* GOAL: Identify every line containing the word "this" and reproduce each one.

* SUPPLIED MATERIAL:
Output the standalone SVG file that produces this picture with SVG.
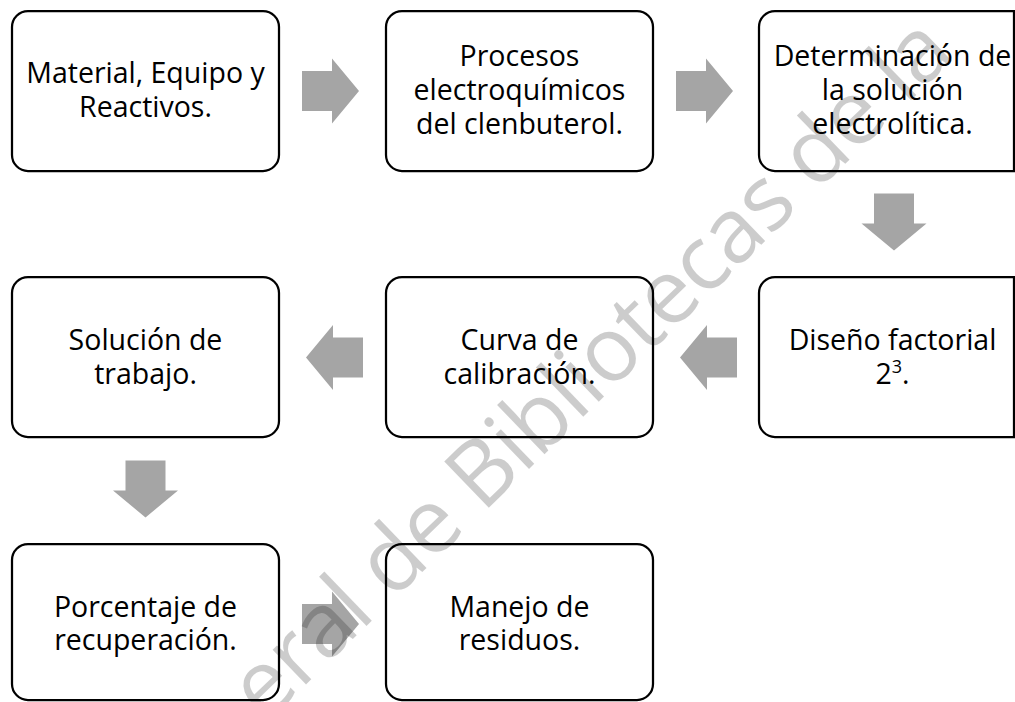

...

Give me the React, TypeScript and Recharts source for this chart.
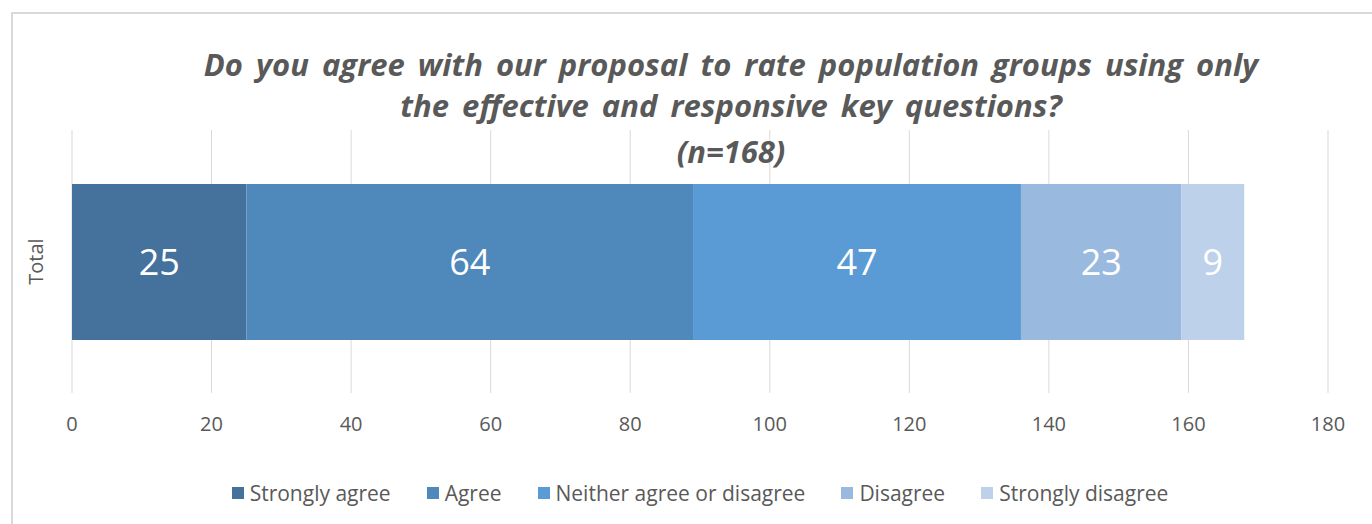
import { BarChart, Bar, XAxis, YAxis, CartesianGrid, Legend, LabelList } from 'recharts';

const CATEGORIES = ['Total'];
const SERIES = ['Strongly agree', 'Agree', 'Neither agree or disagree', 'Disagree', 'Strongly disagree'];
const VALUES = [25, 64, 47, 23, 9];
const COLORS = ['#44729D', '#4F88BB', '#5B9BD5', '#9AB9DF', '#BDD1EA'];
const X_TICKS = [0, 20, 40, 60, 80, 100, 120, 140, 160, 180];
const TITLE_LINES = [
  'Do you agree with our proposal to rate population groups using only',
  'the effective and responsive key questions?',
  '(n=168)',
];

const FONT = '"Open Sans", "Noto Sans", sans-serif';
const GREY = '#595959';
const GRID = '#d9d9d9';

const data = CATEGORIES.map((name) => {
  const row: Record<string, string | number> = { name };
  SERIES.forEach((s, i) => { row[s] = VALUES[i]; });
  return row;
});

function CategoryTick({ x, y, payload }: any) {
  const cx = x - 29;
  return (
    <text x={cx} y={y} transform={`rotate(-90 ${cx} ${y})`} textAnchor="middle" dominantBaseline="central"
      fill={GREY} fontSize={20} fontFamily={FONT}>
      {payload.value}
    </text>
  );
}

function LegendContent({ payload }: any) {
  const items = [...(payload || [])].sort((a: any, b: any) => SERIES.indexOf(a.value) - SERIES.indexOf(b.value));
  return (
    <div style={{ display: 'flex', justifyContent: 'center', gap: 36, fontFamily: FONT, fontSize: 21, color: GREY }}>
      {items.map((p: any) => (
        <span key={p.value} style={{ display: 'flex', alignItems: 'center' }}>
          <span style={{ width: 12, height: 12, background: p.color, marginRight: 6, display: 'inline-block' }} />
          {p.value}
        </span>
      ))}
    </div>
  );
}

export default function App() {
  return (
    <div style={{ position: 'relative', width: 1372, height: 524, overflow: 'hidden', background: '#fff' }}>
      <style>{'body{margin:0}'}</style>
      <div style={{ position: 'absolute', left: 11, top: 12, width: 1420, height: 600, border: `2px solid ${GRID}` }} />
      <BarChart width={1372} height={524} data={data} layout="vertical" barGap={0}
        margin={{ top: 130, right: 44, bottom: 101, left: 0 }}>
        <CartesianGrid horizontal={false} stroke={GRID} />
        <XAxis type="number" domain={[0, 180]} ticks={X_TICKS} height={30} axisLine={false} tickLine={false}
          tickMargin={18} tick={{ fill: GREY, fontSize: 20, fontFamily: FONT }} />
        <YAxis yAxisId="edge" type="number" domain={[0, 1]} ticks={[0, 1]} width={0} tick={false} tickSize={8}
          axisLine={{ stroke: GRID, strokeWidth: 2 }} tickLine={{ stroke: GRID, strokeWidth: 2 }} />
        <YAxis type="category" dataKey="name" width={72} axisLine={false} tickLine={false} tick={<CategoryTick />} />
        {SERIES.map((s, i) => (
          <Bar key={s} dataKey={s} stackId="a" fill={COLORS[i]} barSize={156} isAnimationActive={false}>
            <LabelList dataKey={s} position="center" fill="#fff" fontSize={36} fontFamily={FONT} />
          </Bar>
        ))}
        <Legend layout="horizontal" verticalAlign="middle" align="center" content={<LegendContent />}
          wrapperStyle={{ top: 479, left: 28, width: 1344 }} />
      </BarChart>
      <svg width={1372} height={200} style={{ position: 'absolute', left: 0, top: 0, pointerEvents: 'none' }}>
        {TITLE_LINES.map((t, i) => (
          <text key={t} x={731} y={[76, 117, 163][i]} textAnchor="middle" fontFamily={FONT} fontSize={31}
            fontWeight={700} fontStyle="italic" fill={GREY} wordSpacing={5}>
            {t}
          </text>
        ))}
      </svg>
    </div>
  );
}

* ANSWER IN FULL:
Output the standalone SVG file that produces this picture with SVG.
Give me the React, TypeScript and Recharts source for this chart.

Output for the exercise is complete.